Indirect discrimination occurs when a policy, rule or practice applies to everyone but puts people with a particular protected characteristic at a disadvantage. A blanket requirement to work every Saturday could, for instance, disadvantage certain religious groups. Indirect discrimination can sometimes be objectively justified if you can show the policy is a proportionate means of achieving a legitimate aim.

Harassment is unwanted conduct related to a protected characteristic that violates someone's dignity or creates an intimidating, hostile, degrading, humiliating or offensive environment. It does not have to be intentional.

Victimisation means treating someone unfairly because they have made a discrimination complaint or supported someone else who has.

Failure to make reasonable adjustments applies specifically to disability. Employers must take reasonable steps to remove barriers that put a disabled person at a substantial disadvantage compared to non-disabled colleagues. What counts as "reasonable" depends on the cost, practicality, and the size of your organisation.

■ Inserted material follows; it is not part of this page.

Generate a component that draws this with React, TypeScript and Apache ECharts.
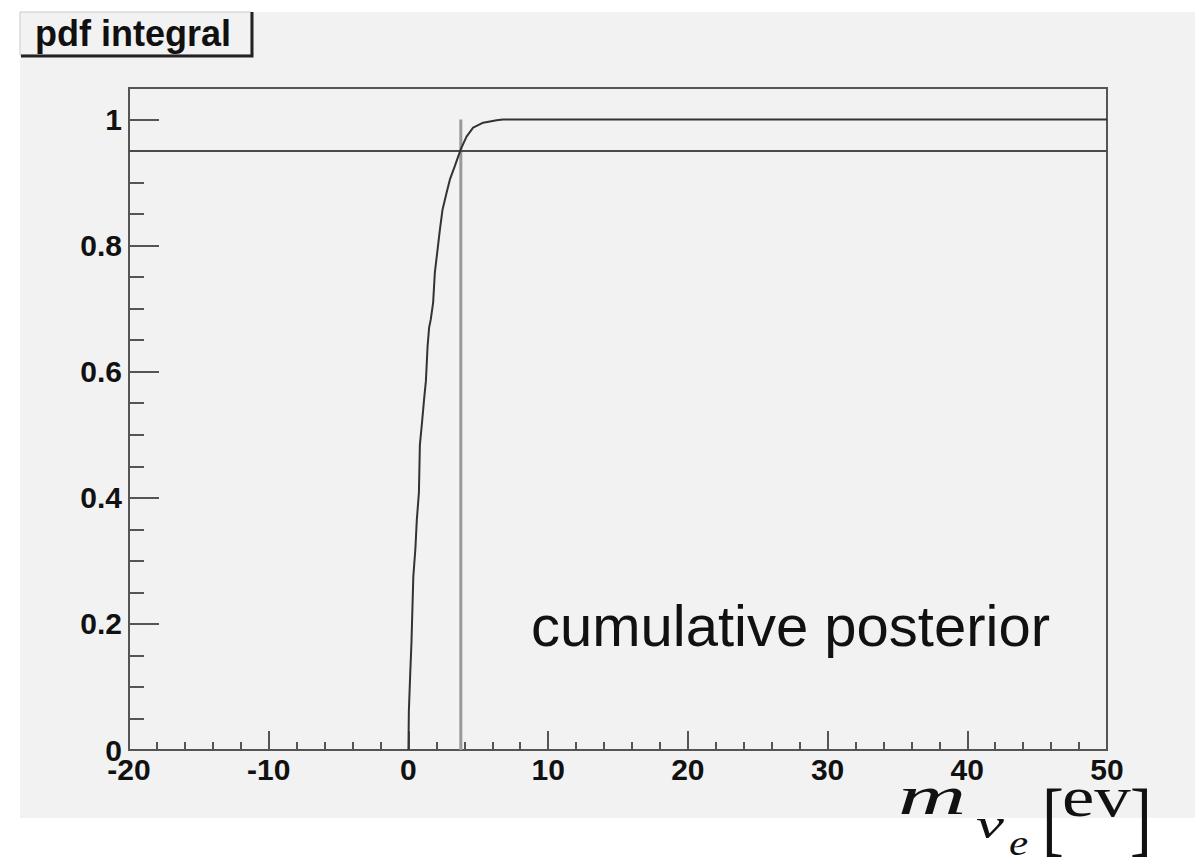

Where discrimination can occur

The law covers the entire employment relationship, not just the point of hire. Areas where claims commonly arise include:

- Recruitment — job adverts, interview questions, and selection criteria

- Pay and benefits — employees must not receive worse terms because of a protected characteristic

- Promotion and development — withholding opportunities on discriminatory grounds

- Disciplinary and grievance processes — applying these inconsistently based on protected characteristics

- Redundancy — selection criteria must be applied fairly; pregnancy and maternity carry particularly strong protections

- Dismissal — an otherwise fair dismissal can become discriminatory if it is connected to a protected characteristic

A useful rule of thumb: ask whether the same decision would have been made for someone without that characteristic. If the answer is no, you may have a problem.

Practical steps for employers

You cannot guarantee your organisation will never face a claim, but you can significantly reduce your exposure and, more importantly, create a fairer workplace.

Policies and training. A written equality and diversity policy sets expectations. Training — particularly for managers who make day-to-day decisions about hiring, performance and pay — helps translate policy into behaviour. Document that training took place.

Recruitment practices. Use objective, skills-based criteria. Avoid interview questions about protected characteristics (pregnancy intentions, religious observance, whether someone has children). Consider anonymising CVs at the shortlisting stage.

Pay transparency. Organisations with 250 or more employees must publish gender pay gap data. Even if you are below that threshold, unexplained pay disparities between groups are a warning sign worth investigating.

Reasonable adjustments process. Have a clear process for receiving and responding to adjustment requests from disabled employees. Document the request, the assessment, and the outcome. Silence or delay can itself constitute a failure.

Grievance handling. Take every complaint seriously, investigate promptly and impartially, and protect the person who raised it from retaliation. A well-handled grievance can prevent a tribunal claim; a poorly handled one often precipitates one.

Third-party harassment. Employers have a duty to take reasonable steps to prevent sexual harassment, including harassment by third parties such as customers or clients. Reviewing client-facing roles and having a clear reporting route is part of meeting that duty.

When things go wrong

Employment tribunals hear discrimination claims, and there is no cap on compensation for successful claims — awards can include injury to feelings as well as financial loss. The burden of proof shifts to the employer once a claimant establishes facts from which discrimination could be inferred. That means your documentation, your policies, and how consistently you have applied them all matter.

Early conciliation through Acas is a required step before a claim reaches tribunal, and many disputes are resolved at that stage. If a claim does proceed, taking prompt legal advice is sensible — this guide is general information, not legal advice, and the specifics of any situation should be assessed by a qualified employment lawyer.